PESHAWAR -- Pakistan is going to allow hundreds of thousands of registered Afghan refugees open bank accounts in a gesture of goodwill that will permit them to make legal and safer money transactions.
"I have issued instructions today that Afghan refugees who are registered can open bank accounts, and from now onwards they can participate in the formal economy of the country," Pakistani Prime Minister Imran Khan tweeted in late February. "This should have been done a long time ago."
The move by Khan won applause from international organisations, including the UN High Commissioner for Refugees (UNHCR) and Amnesty International.
"At a time when much of the world has turned its back on refugees, Pakistan's government has taken an excellent step to help them reclaim their dignity," Amnesty International South Asia said February 26, according to The News International.
Filippo Grandi, the UN high commissioner for refugees, deemed the decision "a forward-looking, generous gesture of solidarity of global significance," he said in a statement.
"I commend Prime Minister Imran Khan, the government and the people of Pakistan for taking this important step in support of Afghan refugees," he added.
Pakistan hosts more than 1.4 million registered Afghan refugees, including those who fled Afghanistan and their children who were born in Pakistan, Qaiser Khan Afridi, a spokesman for the UNHCR in Pakistan, told Pakistan Forward.
The number of unregistered Afghan refugees in Pakistan totals hundreds of thousands, according to Afridi. Pakistan is one of the largest refugee-hosting nations in the world, he added.
The move by the Pakistani government means refugees now have access to safe money-transaction services, according to Afghan businessman Atiqullah Momim Zada of Peshawar, owner of the Momin Group of Industries.
Until now, Afghans have been "using unofficial channels for money transactions, which are insecure for us, and now we will opt for banks for security reasons," he told Pakistan Forward. "All Afghan refugees are jubilant over the decision and view it as very welcoming."
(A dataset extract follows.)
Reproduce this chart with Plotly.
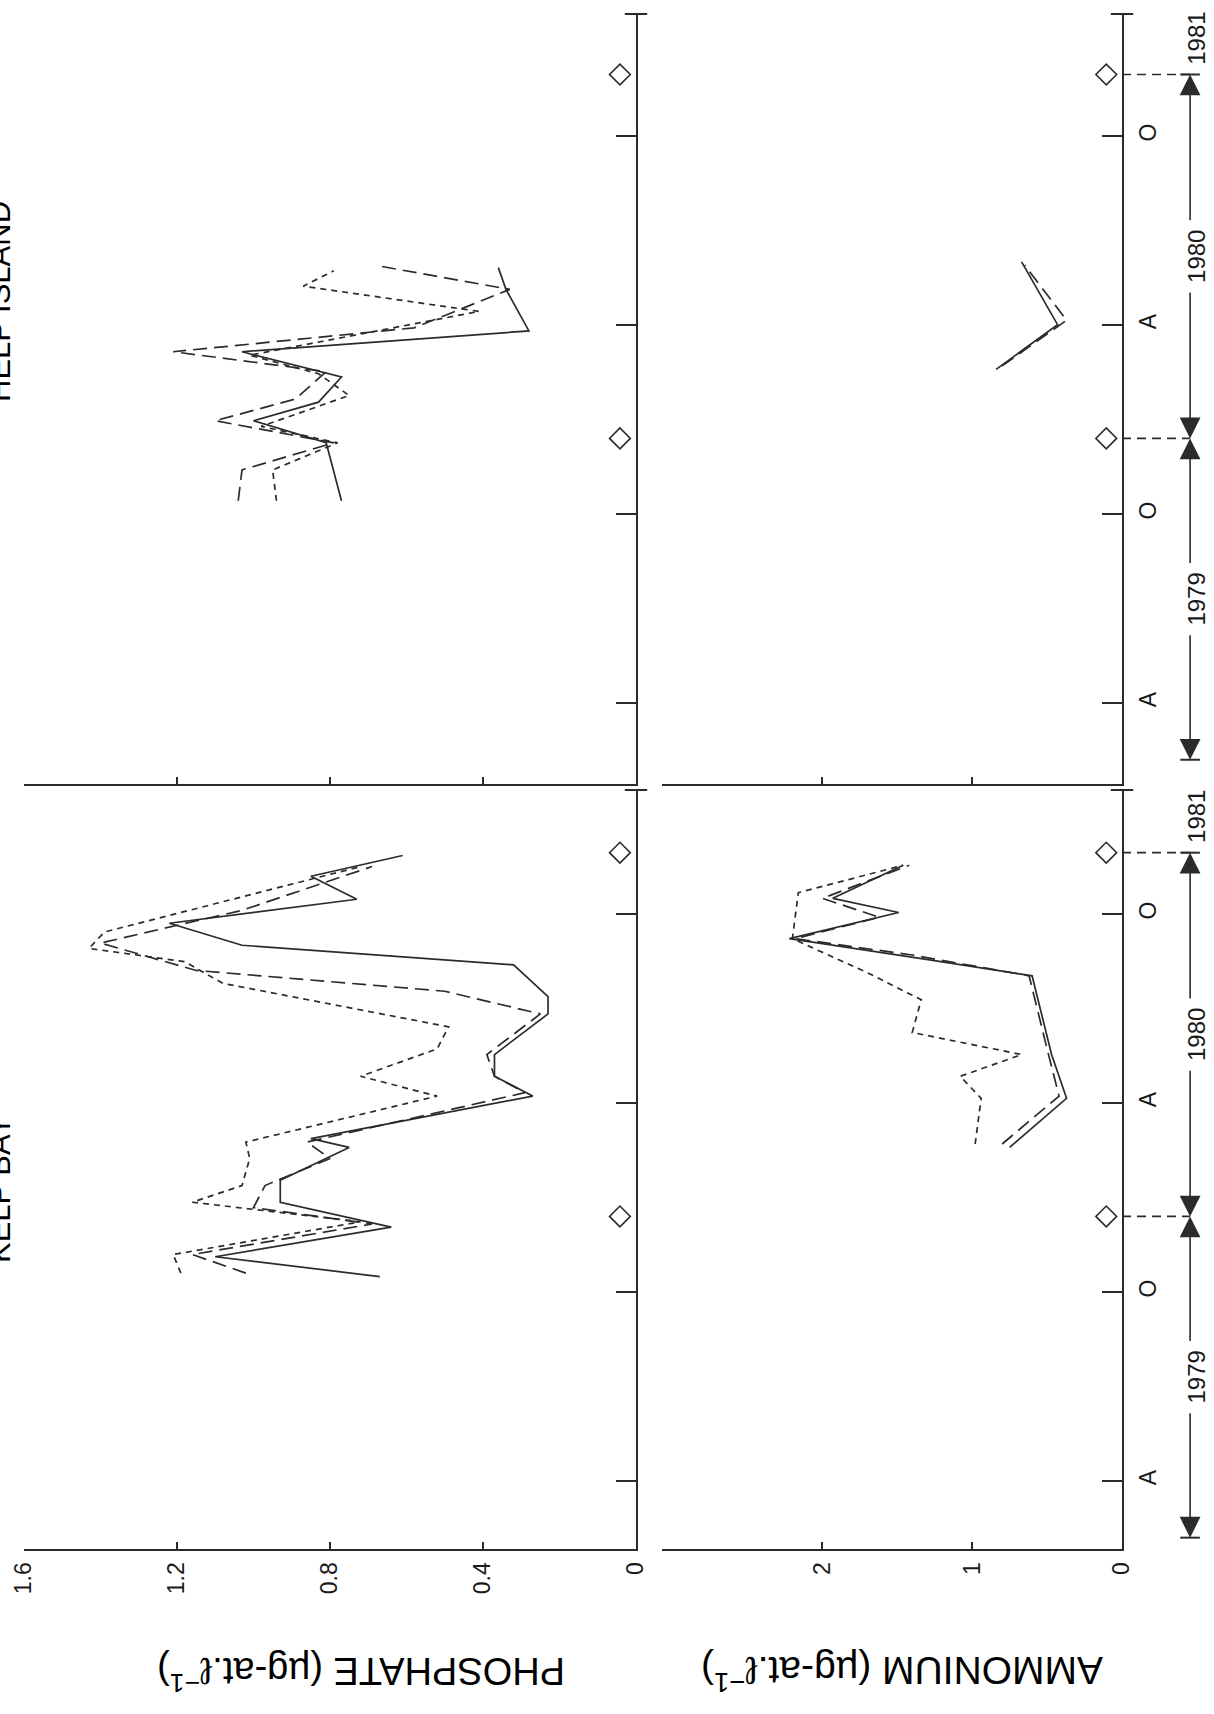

Khan has won over the hearts of Afghan refugees with the move, Zada said, adding that the move raises hopes that soon refugees will be able to purchase cars in their own names.
Afghan refugees in Pakistan have faced many obstacles in doing business in the country because of the prior ban on their use of official bank channels for transactions. They instead relied on a system called "hundi", an unofficial way of transferring money, Nauman-ul-Haq, director of the Khyber Pakhtunkhwa chapter of the Pakistan-Afghanistan Joint Chamber of Commerce and Industry, told Pakistan Forward.
Afghan business owners in Pakistan had to use their local employees' names when banking and avoided large transactions for their safety, he added.
Now, a large population of Afghans living across the globe will be able to send money through banks to their families living in Pakistan, he said.
The move was a "very good decision" that will not only facilitate Afghan refugees in doing business "but will also increase levy collection in the country by bringing them into the tax net", said Nauman.
"This decision was a long-lasting demand of those who do business with Afghan refugees," said Shahid Hussain, a Pakistani exporter of cement to Afghanistan.
The present government has taken many steps to improve trade with Afghanistan, including the government's decision to keep the Torkham border crossing open at all times, Hussain, who is also an executive member of the Peshawar-based Sarhad Chamber of Commerce and Industry, told Pakistan Forward.
Trade between Pakistan and Afghanistan has great potential and such decisions will benefit the population of both countries and bring prosperity to the region, Shahid said.